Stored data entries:
# # #

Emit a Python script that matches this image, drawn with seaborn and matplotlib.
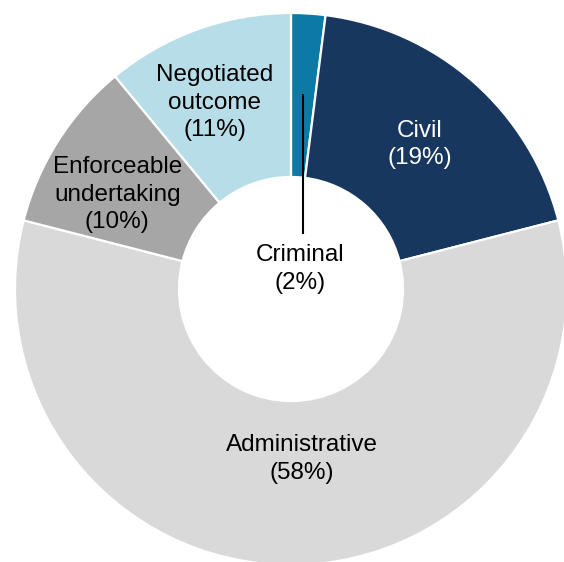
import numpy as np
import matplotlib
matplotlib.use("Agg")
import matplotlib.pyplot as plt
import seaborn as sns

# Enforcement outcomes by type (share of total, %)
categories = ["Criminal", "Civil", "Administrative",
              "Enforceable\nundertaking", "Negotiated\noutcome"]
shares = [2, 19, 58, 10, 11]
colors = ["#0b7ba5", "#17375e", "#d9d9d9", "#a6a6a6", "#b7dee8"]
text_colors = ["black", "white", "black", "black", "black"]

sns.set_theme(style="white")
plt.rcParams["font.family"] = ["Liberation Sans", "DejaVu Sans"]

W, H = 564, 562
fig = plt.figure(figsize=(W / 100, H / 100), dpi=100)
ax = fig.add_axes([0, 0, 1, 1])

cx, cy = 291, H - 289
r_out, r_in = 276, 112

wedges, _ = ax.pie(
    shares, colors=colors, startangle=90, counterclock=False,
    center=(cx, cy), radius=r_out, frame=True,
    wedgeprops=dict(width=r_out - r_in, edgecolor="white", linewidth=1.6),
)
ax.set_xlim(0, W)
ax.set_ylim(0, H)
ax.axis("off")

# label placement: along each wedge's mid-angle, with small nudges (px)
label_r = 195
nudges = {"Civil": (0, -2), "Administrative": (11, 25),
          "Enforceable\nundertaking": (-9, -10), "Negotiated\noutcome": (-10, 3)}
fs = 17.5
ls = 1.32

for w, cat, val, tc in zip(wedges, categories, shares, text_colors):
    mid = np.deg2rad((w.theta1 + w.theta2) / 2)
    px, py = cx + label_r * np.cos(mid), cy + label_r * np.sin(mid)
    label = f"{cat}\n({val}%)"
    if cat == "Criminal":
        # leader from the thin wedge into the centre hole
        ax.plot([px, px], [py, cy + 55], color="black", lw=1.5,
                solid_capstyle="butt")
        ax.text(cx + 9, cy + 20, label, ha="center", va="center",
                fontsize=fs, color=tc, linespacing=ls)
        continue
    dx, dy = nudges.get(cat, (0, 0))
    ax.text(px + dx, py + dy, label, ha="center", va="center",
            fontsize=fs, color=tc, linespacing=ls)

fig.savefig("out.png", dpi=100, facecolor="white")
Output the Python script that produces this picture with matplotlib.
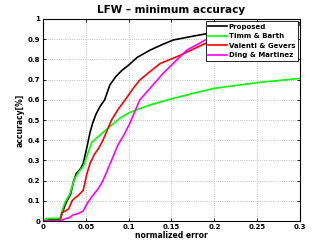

# # #

### Given request
Return nothing but the lines running from the start of the data to the line with "r_out, r_in = 276, 112", please, both ends included and no pictures.

### Written response
Emit a Python script that matches this image, drawn with seaborn and matplotlib.
import numpy as np
import matplotlib
matplotlib.use("Agg")
import matplotlib.pyplot as plt
import seaborn as sns

# Enforcement outcomes by type (share of total, %)
categories = ["Criminal", "Civil", "Administrative",
              "Enforceable\nundertaking", "Negotiated\noutcome"]
shares = [2, 19, 58, 10, 11]
colors = ["#0b7ba5", "#17375e", "#d9d9d9", "#a6a6a6", "#b7dee8"]
text_colors = ["black", "white", "black", "black", "black"]

sns.set_theme(style="white")
plt.rcParams["font.family"] = ["Liberation Sans", "DejaVu Sans"]

W, H = 564, 562
fig = plt.figure(figsize=(W / 100, H / 100), dpi=100)
ax = fig.add_axes([0, 0, 1, 1])

cx, cy = 291, H - 289
r_out, r_in = 276, 112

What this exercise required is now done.